Many people ignore these mathematical facts because they have trouble thinking with numbers, contends Hershey, who seeks to counter this trend toward arithmetic ignorance in How to Think With Numbers (William Kaufman, Inc., 133 pages, $7.95).

For those with math anxiety, calculator-phobia and other 20th-century terrors, Hershey outlines these three bacis math principles governing lotteries:

* Probability -- The percentage of the time that an event occurs in the long run. For example, in coin flipping, the probability of getting "heads" is 50 percent.

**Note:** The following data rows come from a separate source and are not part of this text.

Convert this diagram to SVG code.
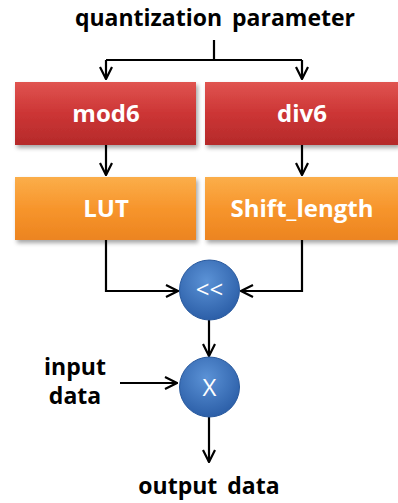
<svg xmlns="http://www.w3.org/2000/svg" width="398" height="503" viewBox="0 0 398 503">
<defs>
<linearGradient id="red" x1="0" y1="0" x2="0" y2="1"><stop offset="0" stop-color="#e05450"/><stop offset="0.5" stop-color="#cc3535"/><stop offset="1" stop-color="#b52a2a"/></linearGradient>
<linearGradient id="org" x1="0" y1="0" x2="0" y2="1"><stop offset="0" stop-color="#fbae4a"/><stop offset="0.5" stop-color="#f7952c"/><stop offset="1" stop-color="#ec8420"/></linearGradient>
<radialGradient id="blu" cx="0.45" cy="0.35" r="0.65"><stop offset="0" stop-color="#5b92d6"/><stop offset="1" stop-color="#2c5fa8"/></radialGradient>
<filter id="sh" x="-10%" y="-10%" width="125%" height="135%"><feDropShadow dx="2" dy="3" stdDeviation="2" flood-color="#000" flood-opacity="0.35"/></filter>
<marker id="ah" viewBox="0 0 14 14" refX="13" refY="7" markerWidth="14" markerHeight="14" markerUnits="userSpaceOnUse" orient="auto"><path d="M1,1 L13,7 L1,13" fill="none" stroke="#000" stroke-width="2.2"/></marker>
</defs>
<style>
.lbl{font-family:"Open Sans","Noto Sans",sans-serif;font-weight:bold;font-size:23px;fill:#000;word-spacing:4px}
.bt{font-family:"Open Sans","Noto Sans",sans-serif;font-weight:bold;font-size:24px;fill:#fff;text-anchor:middle}
.ct{font-family:"Open Sans","Noto Sans",sans-serif;font-size:24px;fill:#fff;text-anchor:middle}
.cn{fill:none;stroke:#000;stroke-width:2.2}
</style>
<g id="title"><text class="lbl" x="215" y="26" text-anchor="middle">quantization parameter</text></g>
<g id="connectors">
<path class="cn" d="M214,40 V60 M106,60 H302"/>
<path class="cn" d="M106,60 V79" marker-end="url(#ah)"/>
<path class="cn" d="M302,60 V79" marker-end="url(#ah)"/>
<path class="cn" d="M106,145 V175" marker-end="url(#ah)"/>
<path class="cn" d="M302,145 V175" marker-end="url(#ah)"/>
<path class="cn" d="M106,240 V291 H178" marker-end="url(#ah)"/>
<path class="cn" d="M302,240 V291 H241" marker-end="url(#ah)"/>
<path class="cn" d="M209,320 V356" marker-end="url(#ah)"/>
<path class="cn" d="M120,383 H177" marker-end="url(#ah)"/>
<path class="cn" d="M209,417 V462" marker-end="url(#ah)"/>
</g>
<g id="mod6"><rect x="15" y="82" width="181" height="63" fill="url(#red)" filter="url(#sh)"/><text class="bt" x="106" y="122">mod6</text></g>
<g id="div6"><rect x="205" y="82" width="193" height="63" fill="url(#red)" filter="url(#sh)"/><text class="bt" x="302" y="122">div6</text></g>
<g id="lut"><rect x="15" y="177" width="181" height="63" fill="url(#org)" filter="url(#sh)"/><text class="bt" x="106" y="217">LUT</text></g>
<g id="shift"><rect x="205" y="177" width="193" height="63" fill="url(#org)" filter="url(#sh)"/><text class="bt" x="302" y="217">Shift_length</text></g>
<g id="shl"><circle cx="209.5" cy="290" r="30" fill="url(#blu)" stroke="#2a5a9e" stroke-width="1"/><text class="ct" x="209.5" y="298">&lt;&lt;</text></g>
<g id="mul"><circle cx="209.5" cy="387" r="30" fill="url(#blu)" stroke="#2a5a9e" stroke-width="1"/><text class="ct" x="209.5" y="396">X</text></g>
<g id="input"><text class="lbl" x="75" y="375" text-anchor="middle">input</text><text class="lbl" x="75" y="404" text-anchor="middle">data</text></g>
<g id="output"><text class="lbl" x="209" y="494" text-anchor="middle">output data</text></g>
</svg>
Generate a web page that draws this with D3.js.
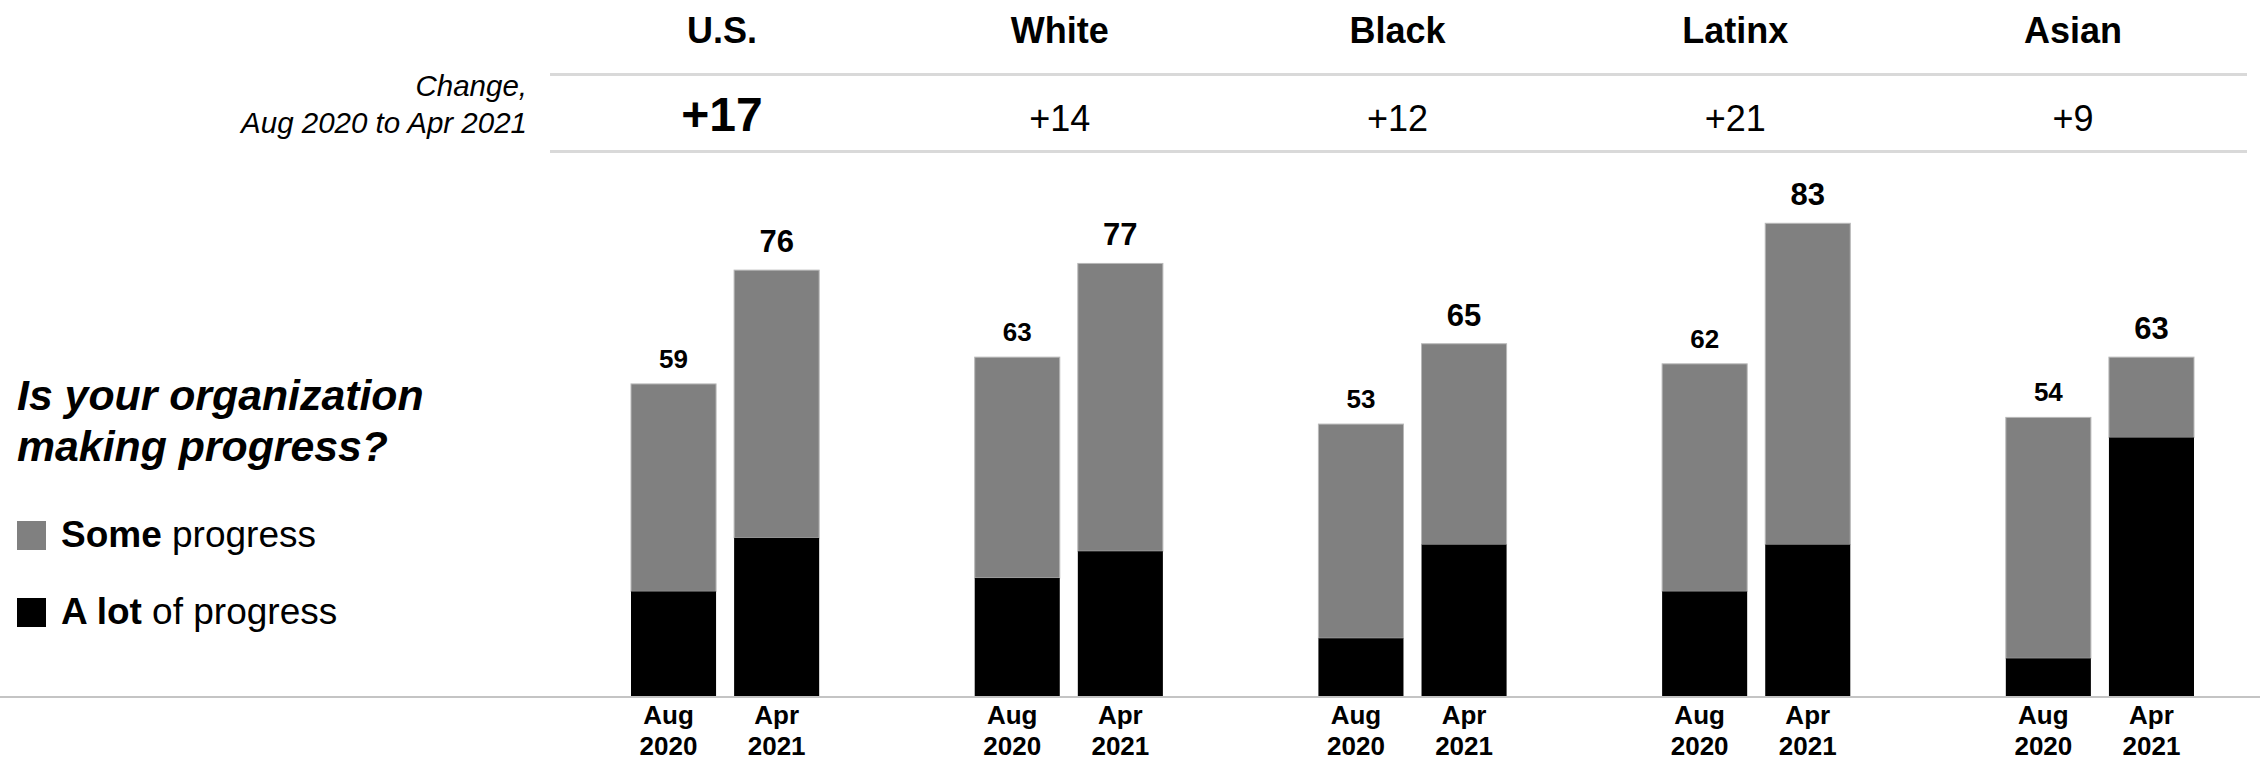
<!DOCTYPE html>
<html>
<head>
<meta charset="utf-8">
<script src="https://cdn.jsdelivr.net/npm/d3@7/dist/d3.min.js"></script>
<style>
  html, body { margin: 0; padding: 0; background: #ffffff; }
  svg { display: block; font-family: "Liberation Sans", Arial, Helvetica, sans-serif; }
</style>
</head>
<body>
<svg id="chart" width="2260" height="761"></svg>
<script>
// Survey groups and the two waves
const categories = ["U.S.", "White", "Black", "Latinx", "Asian"];
const periods = ["Aug 2020", "Apr 2021"];
const periodLabelLines = [["Aug", "2020"], ["Apr", "2021"]];

// Share reporting any progress (total of both answers), per wave
const totalAug2020 = [59, 63, 53, 62, 54];
const totalApr2021 = [76, 77, 65, 83, 63];

// Share reporting "a lot of progress", per wave
const aLotAug2020 = [28, 30, 21, 28, 18];
const aLotApr2021 = [36, 34, 35, 35, 51];

// Legend entries
const legendItems = [
  { bold: "Some", rest: " progress", color: "#808080" },
  { bold: "A lot", rest: " of progress", color: "#000000" }
];
const legendTitle = ["Is your organization", "making progress?"];
const changeCaption = ["Change,", "Aug 2020 to Apr 2021"];

const totals = [totalAug2020, totalApr2021];
const aLots = [aLotAug2020, aLotApr2021];

const rows = [];
categories.forEach((cat, i) => {
  periods.forEach((p, j) => {
    rows.push({ cat, period: p, pIndex: j, total: totals[j][i], aLot: aLots[j][i] });
  });
});

const svg = d3.select("#chart");
svg.append("rect").attr("width", 2260).attr("height", 761).attr("fill", "#ffffff");

// Scales
const baseline = 696.5;
const y = d3.scaleLinear().domain([12.3, 100]).range([baseline, 109.5]);
const xGroup = d3.scaleBand().domain(categories).range([631, 2194]).paddingInner(0.4525).paddingOuter(0);
const xBar = d3.scaleBand().domain(periods).range([0, xGroup.bandwidth()]).paddingInner(0.175).paddingOuter(0);
const xHeader = d3.scalePoint().domain(categories).range([722, 2073]);

// Header rules
const rules = svg.append("g");
[74.5, 151.5].forEach(yy => {
  rules.append("line")
    .attr("x1", 550).attr("x2", 2247)
    .attr("y1", yy).attr("y2", yy)
    .attr("stroke", "#d9d9d9").attr("stroke-width", 3);
});

// Group titles
svg.append("g").selectAll("text").data(categories).join("text")
  .attr("x", d => xHeader(d)).attr("y", 43)
  .attr("text-anchor", "middle")
  .attr("font-size", 36).attr("font-weight", "bold").attr("fill", "#000")
  .text(d => d);

// Change between waves
svg.append("g").selectAll("text").data(categories).join("text")
  .attr("x", d => xHeader(d)).attr("y", 131)
  .attr("text-anchor", "middle")
  .attr("font-size", (d, i) => i === 0 ? 48 : 36)
  .attr("font-weight", (d, i) => i === 0 ? "bold" : "normal")
  .attr("fill", "#000")
  .text((d, i) => {
    const diff = totalApr2021[i] - totalAug2020[i];
    return (diff >= 0 ? "+" : "") + diff;
  });

// Change caption
svg.append("g").selectAll("text").data(changeCaption).join("text")
  .attr("x", 527).attr("y", (d, i) => 96 + i * 37)
  .attr("text-anchor", "end")
  .attr("font-size", 29.5).attr("font-style", "italic").attr("fill", "#000")
  .text(d => d);

// Stacked bars
const bars = svg.append("g").selectAll("g").data(rows).join("g")
  .attr("transform", d => `translate(${xGroup(d.cat) + xBar(d.period)},0)`);

bars.append("rect")
  .attr("x", 0).attr("width", xBar.bandwidth())
  .attr("y", d => y(d.total))
  .attr("height", d => y(d.aLot) - y(d.total))
  .attr("fill", "#808080")
  .attr("stroke", "#b8b8b8").attr("stroke-width", 1);

bars.append("rect")
  .attr("x", 0).attr("width", xBar.bandwidth())
  .attr("y", d => y(d.aLot))
  .attr("height", d => y(y.domain()[0]) - y(d.aLot))
  .attr("fill", "#000000");

// Total labels above bars
bars.append("text")
  .attr("x", xBar.bandwidth() / 2)
  .attr("y", d => y(d.total) - (d.pIndex === 0 ? 16 : 18))
  .attr("text-anchor", "middle")
  .attr("font-weight", "bold")
  .attr("font-size", d => d.pIndex === 0 ? 26 : 31)
  .attr("fill", "#000")
  .text(d => d.total);

// Baseline
svg.append("line")
  .attr("x1", 0).attr("x2", 2260)
  .attr("y1", baseline + 0.5).attr("y2", baseline + 0.5)
  .attr("stroke", "#c4c4c4").attr("stroke-width", 2);

// Wave labels under bars
bars.each(function (d) {
  const t = d3.select(this).append("text")
    .attr("text-anchor", "middle")
    .attr("font-size", 26).attr("font-weight", "bold").attr("fill", "#000");
  periodLabelLines[d.pIndex].forEach((line, k) => {
    t.append("tspan")
      .attr("x", xBar.bandwidth() / 2 - (d.pIndex === 0 ? 5 : 0))
      .attr("y", 724 + k * 31)
      .text(line);
  });
});

// Legend title
svg.append("g").selectAll("text").data(legendTitle).join("text")
  .attr("x", 17).attr("y", (d, i) => 410 + i * 51)
  .attr("font-size", 42.8).attr("font-weight", "bold").attr("font-style", "italic").attr("fill", "#000")
  .text(d => d);

// Legend entries
const legend = svg.append("g").selectAll("g").data(legendItems).join("g")
  .attr("transform", (d, i) => `translate(17,${521 + i * 77})`);
legend.append("rect")
  .attr("width", 29).attr("height", 29)
  .attr("fill", d => d.color);
const lt = legend.append("text")
  .attr("x", 44).attr("y", 26)
  .attr("font-size", 37).attr("fill", "#000");
lt.append("tspan").attr("font-weight", "bold").text(d => d.bold);
lt.append("tspan").text(d => d.rest);
</script>
</body>
</html>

* Independence of Events -- Each ticket purchased in a lottery is independent of all others purchased; you have an equal chance of winning or losing with each. Just as you have an equal chance of getting "heads" on every flip of a coin -- regardless of how many times you've already flipped it -- buying dozens of lottery tickets will not increase the odds in favor of your winning.

* Mathematical Expectation of Gain -- The calculation of how you can expect to fare in a game, arrived at by subtracting the probability of losing times the amount to be lost from the probability of winning times the payoff for winning. In a "coin-flipping" game where you win $1 for "heads" and pay $1 for "tails," the mathematical expectation of gain equals zero. All commercial gambling games have negative mathematical expectations of gain for the players and positive expectations of gain for the house.

"For someone who knows how to calculate," says Hershey, "the only justification for playing a lottery is the entertainment value. If you get a dollar's worth of thrill for your dollar ticket, that's fine. Just don't count on making money."